Pressebilder vonRobert Mayer
Pressestimmen
Dass der Abend nicht schwermütig wird, sondern leicht daherkommt, liegt an der klugen Umsetzung und dem virtuosen Spiel (Regie: Antonia Brix). Im minimalistischen Bühnenbild aus Umzugskartons und
Klappstühlen lassen Gerd Imbsweiler als Verlegerpatron und Frauke Jacobi erst als kunstsinnige, dann kranke Gattin die Atmosphäre gutbürgerlichen Eheglücks erstehen – wie im Schlager der goldenen
Zwanzigerjahre. Vor allem die quirligen Jünglinge, Ruth Oswalt als ihr eigener Vater und Julius Griesenberg als der Jüngste, bespielen die papierne Szenerie mit Schalk. Sie erschaffen mit wenigen
Handgriffen und Scherenschnitten ganze Welten.
Geschickt, gewitzt und stets nachvollziehbar wechseln die Ebenen dieses dokumentarischen Theaters: Manche Szenen werden von den Schauspielern mithilfe von Pappfiguren nachgestellt, manche mit
tatsächlichen Hochzeits- und Taufreden ausgespielt, manche nacherzählt.
Trotz der offenen Form nimmt man am Schicksal der Oswalts teil. Gerade dank des nicht-naturalistischen Stils ergeben sich anrührende Szenen.
Aufrichtig und ohne Pathos entsteht die wechselvolle Geschichte einer Familie, ohne dass das Publikum bevormundet würde.

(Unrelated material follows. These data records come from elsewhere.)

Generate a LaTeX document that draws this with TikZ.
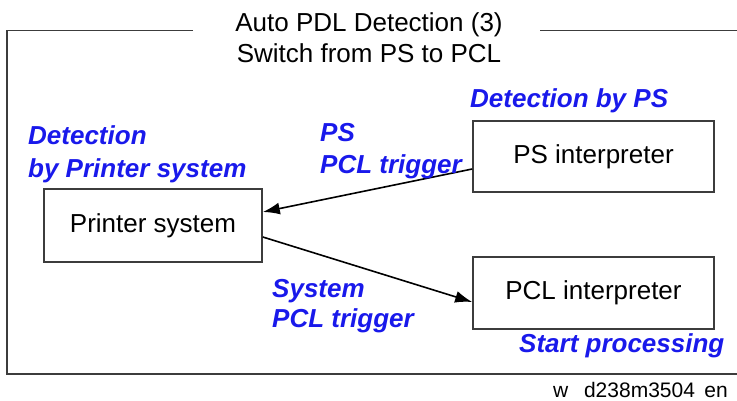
\documentclass[tikz,border=0pt]{standalone}
\usepackage{fontspec}
\setmainfont{Liberation Sans}
\usetikzlibrary{arrows.meta,calc}
\definecolor{lblblue}{RGB}{25,25,235}
\definecolor{framegray}{RGB}{60,60,60}
\begin{document}
\begin{tikzpicture}[x=1pt,y=-1pt,
  boxnode/.style={draw=framegray, line width=1.6pt, fill=white, inner sep=0pt,
     font=\fontsize{26}{30}\selectfont, text=black},
  bluelbl/.style={text=lblblue, font=\fontsize{26}{30}\selectfont\bfseries\itshape, inner sep=0pt, anchor=base west},
  plainlbl/.style={text=black, font=\fontsize{26}{30}\selectfont, inner sep=0pt},
  conn/.style={line width=1.6pt, black, -{Latex[length=17pt,width=12pt]}}]
\useasboundingbox (0,0) rectangle (737,401);
% frame
\coordinate (fl1) at (193,30.5);
\coordinate (fc) at (7,30.5);
\coordinate (fb) at (7,374);
\coordinate (fbr) at (737,374);
\coordinate (fr1) at (540,30.5);
\coordinate (fr2) at (737,30.5);
\draw[framegray, line width=1.8pt] (fl1) -- (fc) -- (fb) -- (fbr);
\draw[framegray, line width=1.8pt] (fr1) -- (fr2);
% title
\node[plainlbl, anchor=base] (t1) at (369,32) {Auto PDL Detection (3)};
\node[plainlbl, anchor=base] (t2) at (369,63) {Switch from PS to PCL};
% boxes
\node[boxnode, minimum width=218pt, minimum height=73pt] (psys) at (153,225.5) {Printer system};
\node[boxnode, minimum width=241pt, minimum height=71pt] (psi) at (593.5,156.5) {PS interpreter};
\node[boxnode, minimum width=241pt, minimum height=72pt] (pcl) at (593.5,293) {PCL interpreter};
% connectors
\draw[conn] ($(psi.west)+(0,12.5)$) -- ($(psys.east)+(0,-13.5)$);
\draw[conn] ($(psys.east)+(0,11.5)$) -- ($(pcl.west)+(0,9)$);
% blue labels
\node[bluelbl] (ldps) at (470,108) {Detection by PS};
\node[bluelbl] (ldet1) at (28,145) {Detection};
\node[bluelbl] (ldet2) at (28,178) {by Printer system};
\node[bluelbl] (lps1) at (320,142) {PS};
\node[bluelbl] (lps2) at (320,174) {PCL trigger};
\node[bluelbl] (lsys1) at (272,297) {System};
\node[bluelbl] (lsys2) at (272,327) {PCL trigger};
\node[bluelbl] (lstart) at (519,352) {Start processing};
% footer
\node[text=black, font=\fontsize{21}{24}\selectfont, inner sep=0pt, anchor=base east] (foot) at (728,397) {w\hspace{0.75em}d238m3504\hspace{0.45em}en};
\end{tikzpicture}
\end{document}
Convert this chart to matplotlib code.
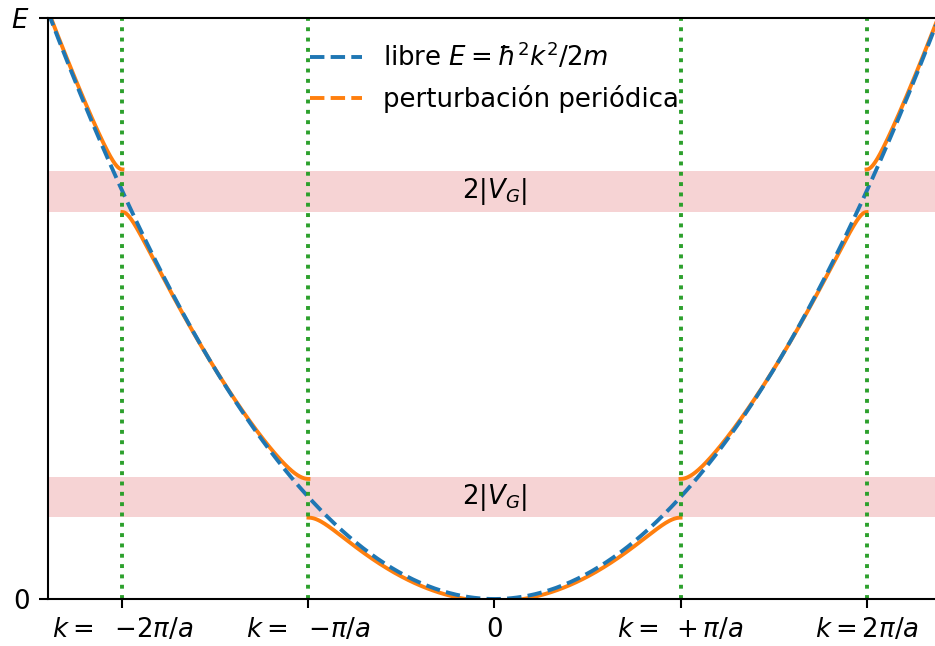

Beeindruckend! Dokumentarisches Theater im besten Sinne.
Basler Zeitung, Dienstag, 15. November 2011
Regisseurin Antonia Brix bringt die szenischen Bilder und Texte mehrschichtig, reiht Ereignisse aus der Familienchronik aneinander. Erzählung und Spiel überlappen sich, zudem kommt mit herrlich
überzeichneten Struwwelpetergeschichten ein faszinierendes, überraschendes Element hinzu.
Es spielen mit einer redlichen und bemerkenswerten Ausstrahlung die jüngeren Julius Griesenberg und Frauke Jacobi sowie die älteren Ruth Oswalt und Gerd Imbsweiler. Die Mischung von zwei
Schauspieler-Generationen gelingt.
Basellandschaftliche Zeitung, Mittwoch, 16. November 2011
Die Geschichte der vielen Ebenen, die - obgleich sie Ruth Oswalt aus Familienbriefen rekonstruiert hat - an keiner Stelle aufgesetzt wirkt, lebt nicht nur aus ihren Schauspielern, sonders ganz
besonders aus der aussergewöhnlichen und detailverliebten Ausstattung, für die die gebürtige Riehenerin Cornelia Koch verantwortlich ist. Ihre improvisierte Perfektion aus Pappe und Papier gibt
der Erinnerung Raum. Es könnte so gewesen sein, aber auch anders. () Diesmal ist alles so verwickelt echt und unecht, wahr und unwahr. Dazu passt auch die Besetzung nahtlos. Ruth C. Oswalt und
Gerd Imbsweiler haben ihr Theater 2007 in jüngere Hände übergeben und sich von der Bühne zurückgezogen. Oder auch – und vielleicht besser – nicht.